With an estimated 1.2 billion speakers worldwide,
Mandarin Chinese outnumbers any other language in the world, and Sherwood Middle
School students are getting a jump on what is already one of the most
sought-after languages around.
This is the first year the school has offered the language
class now being taught to about 35 sixth-, seventh- and eighth-graders.
What makes the language class so unique is that students not
only learn how to speak a few phrases but delves into all phases of the
language.
“It’s everything,” said Julie Afshai, who teaches the middle
school course. “It’s listening, speaking, reading and writing.”
The students’ challenge is to learn how to write Chinese, an
often difficult task considering there are thousands of characters that have to
be learned, each representing a word as opposed to letters found in the English
alphabet.
“They’re (students) still really studying the writing because
it’s really hard,” said Afshai. “They have weekly quizzes solely on the
characters, how to write the characters.”
A Stanford University graduate, Afshai took four years of
Mandarin Chinese, spending a year after graduation in Beijing serving as a field
coordinator for the university’s Volunteers in Asia. Last summer, she joined
Sherwood Middle School students on a trip to China where they spent 10 days in
Yishang, the middle school’s sister city school, and other cities.
Next year the plan is to take even more students to
China.
“The demand to go to China is really great,” she said.
Afshai said there’s a major initiative underway in Oregon to
teach more foreign languages.
“Chinese is the language they talk about (teaching) most,”
she said.
Assisting Afshai with the SMS class is Brendan Brown, a
Sherwood High School senior.
“He lived in Taiwan one year and his Chinese is phenomenal,”
said Afshai.
Brown spent the previous year in Taiwan as part of a student
exchange program with the Sherwood Rotary Club. Brown said he already has an
affinity for foreign languages, being fluent in both French and Spanish.
He said he didn’t know any Chinese before traveling to Taiwan
but learned through being immersed in the language. Now he's having fun helping
the middle school students.
“I love it,” said Brown. “I love teaching kids. That’s what I
want to do with my future career.”
Students in Afshai’s class said they enjoy the class as
well.
Cami Hashimoto, a sixth-grader, said she’d like to keep
taking more Mandarin language classes, saying she finds it interesting.

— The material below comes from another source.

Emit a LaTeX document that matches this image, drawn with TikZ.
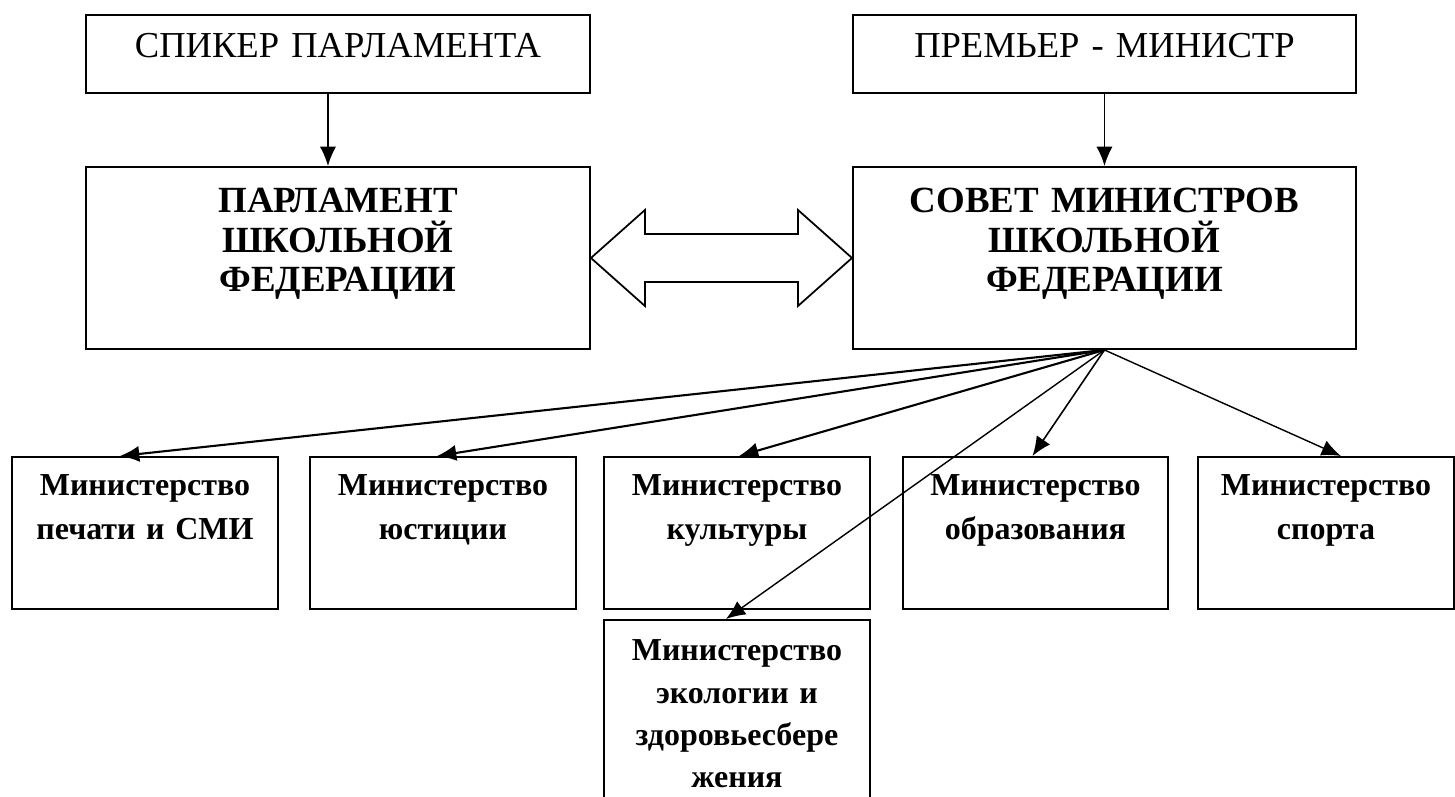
\documentclass[tikz,border=0pt]{standalone}
\usepackage{fontspec}
\setmainfont{Liberation Serif}
\usetikzlibrary{arrows.meta,calc}

\tikzset{
	box/.style={draw, line width=0.55pt, anchor=north west, inner sep=0pt, align=center},
	headbox/.style={box, font=\fontsize{10.4}{12}\selectfont, text height=0.425cm, text depth=0.355cm},
	mainbox/.style={box, font=\bfseries\fontsize{10.5}{11.2}\selectfont, text height=0.46cm, text depth=1.36cm},
	minbox/.style={box, font=\bfseries\fontsize{9.1}{12.5}\selectfont, text width=2.66cm, text height=0.39cm, text depth=1.13cm},
}

\begin{document}
\begin{tikzpicture}[>={Latex[length=5.5pt,width=4.6pt]}]
		\clip (0,0) rectangle (14.55,-7.96);
		%Руководство
		\node [headbox, text width=5.04cm] (spk) at (0.85,-0.14) {СПИКЕР ПАРЛАМЕНТА};
		\node [headbox, text width=5.03cm] (prem) at (8.52,-0.14) {ПРЕМЬЕР - МИНИСТР};
		\node [mainbox, text width=5.04cm] (parl) at (0.85,-1.66) {ПАРЛАМЕНТ\\ШКОЛЬНОЙ\\ФЕДЕРАЦИИ};
		\node [mainbox, text width=5.03cm] (sov) at (8.52,-1.66) {СОВЕТ МИНИСТРОВ\\ШКОЛЬНОЙ\\ФЕДЕРАЦИИ};
		\draw [->, line width=0.45pt] ([xshift=-0.1cm]spk.south) -- ([xshift=-0.1cm]parl.north);
		\draw [->, line width=0.45pt] (prem.south) -- (sov.north);
		%Двойная стрелка
		\draw [line width=0.5pt] (parl.east) -- ++(0.54,0.48) -- ++(0,-0.24)
			-- ([xshift=-0.54cm,yshift=0.24cm]sov.west) -- ++(0,0.24) -- (sov.west)
			-- ++(-0.54,-0.48) -- ++(0,0.24)
			-- ([xshift=0.54cm,yshift=-0.24cm]parl.east) -- ++(0,-0.24) -- cycle;
		%Министерства
		\node [minbox] (pech) at (0.11,-4.56) {Министерство\\печати и СМИ};
		\node [minbox] (yust) at (3.09,-4.56) {Министерство\\юстиции};
		\node [minbox] (kult) at (6.03,-4.56) {Министерство\\культуры};
		\node [minbox, text width=2.65cm] (obr) at (9.02,-4.56) {Министерство\\образования};
		\node [minbox, text width=2.56cm] (sport) at (11.97,-4.56) {Министерство\\спорта};
		\node [minbox, text height=0.41cm, text depth=1.7cm, font=\bfseries\fontsize{9.1}{12}\selectfont] (eko) at (6.03,-6.19) {Министерство\\экологии и\\здоровьесбере\\жения};
		%Стрелки
		\coordinate (fan) at (sov.south);
		\draw [->, line width=0.6pt] (fan) -- ([xshift=-0.25cm]pech.north);
		\draw [->, line width=0.6pt] (fan) -- ([xshift=-0.06cm]yust.north);
		\draw [->, line width=0.6pt] (fan) -- ([xshift=0.02cm]kult.north);
		\draw [->, line width=0.4pt] (fan) -- ([xshift=-0.11cm]eko.north);
		\draw [->, line width=0.45pt] (fan) -- ([xshift=-0.03cm]obr.north);
		\draw [->, line width=0.4pt] (fan) -- ([xshift=0.15cm]sport.north);
	\end{tikzpicture}
\end{document}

“It’s really fun because you get to learn a lot of new things
and characters even though they’re hard to write, they’re fun to write,” she
said. Hashimoto also likes creating the Chinese characters through
calligraphy.
Amelia Young, an eighth-grader, said she’s enjoying the
Chinese class as well.
“I’m hoping I get to do Chinese next year because I hope to
go to China,” said Young.
She admits, however, that it is a difficult language to
master.
Fluent in Spanish, Jorge Figureoa, also an eighth-grader,
hopes to become fluent in Mandarin Chinese.
“It’s challenging but that's what makes it exciting,” he
said. “The toughest part is memorizing every single character, how they
sound.”
He said Afshai has promised that students will be able to
speak 500 words by the end of the year.
Afshai said hopes are to add an upper level Chinese class at
the middle school next year as well as creating an upper and lower-level Chinese
language class at Sherwood High School.